Sie können Ihr Grundstück natürlich nicht von irgendwem vermessen lassen. Das darf nur ein öffentlich bestellter Vermesser. Das kostet ein kleines Vermögen! Leider sind die daraus resultierenden Eintragungen in das örtliche Kataster baurechtlich nicht belastbarer, als eine Wachsmalstift Zeichnung meines jüngsten Sohnes. Und so sind die amtlichen Zeichnungen, die Sie vor dem Kauf des Hauses vorgelegt bekommen haben, nur bemaltes Papier.

Auch das Gutachten eines gerichtlich vereidigten Architekten, erstellt, um dem den Wert des Hauses VOR dem Verkauf zu ermitteln, muss sich nicht damit aufhalten, dass Teile Ihres Gebäudes nach dem Kauf vielleicht wieder abgerissen werden müssen, weil sie nie legal gebaut wurden. Nicht, wenn SIE ihn nicht damit beauftragt haben.
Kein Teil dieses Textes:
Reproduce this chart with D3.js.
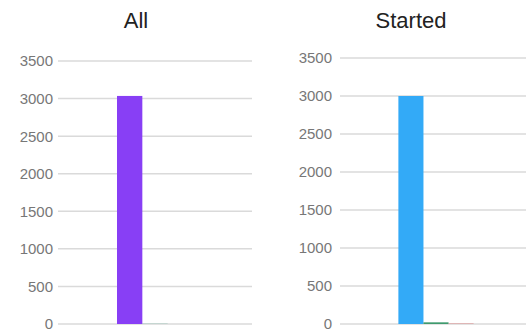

Zusammenfassend kann man sagen:

Wenn Sie ein Haus kaufen, was sich nach eingehender Prüfung von Exposé, Katasterplan, Gutachten, schriftlicher Versicherung und vorgelesenen notariellen Verträgen nach (!) dem Kauf als eine Wurst entpuppt...

haben Sie halt Pech gehabt.

Hier wäre ein Käuferschutz wie der beim Aufdruck von Lebensmitteln tatsächlich hilfreich. Weil es aber eben nicht um eine Scheibe Wurst, sondern um viel Kohle und Verantwortung geht, werden wir wohl vergeblich auf die Fürsorge des Staates warten.

Auf dem Hintergrund ist auch der "Serviervorschlag" nur als bürokratische Posse zu verstehen.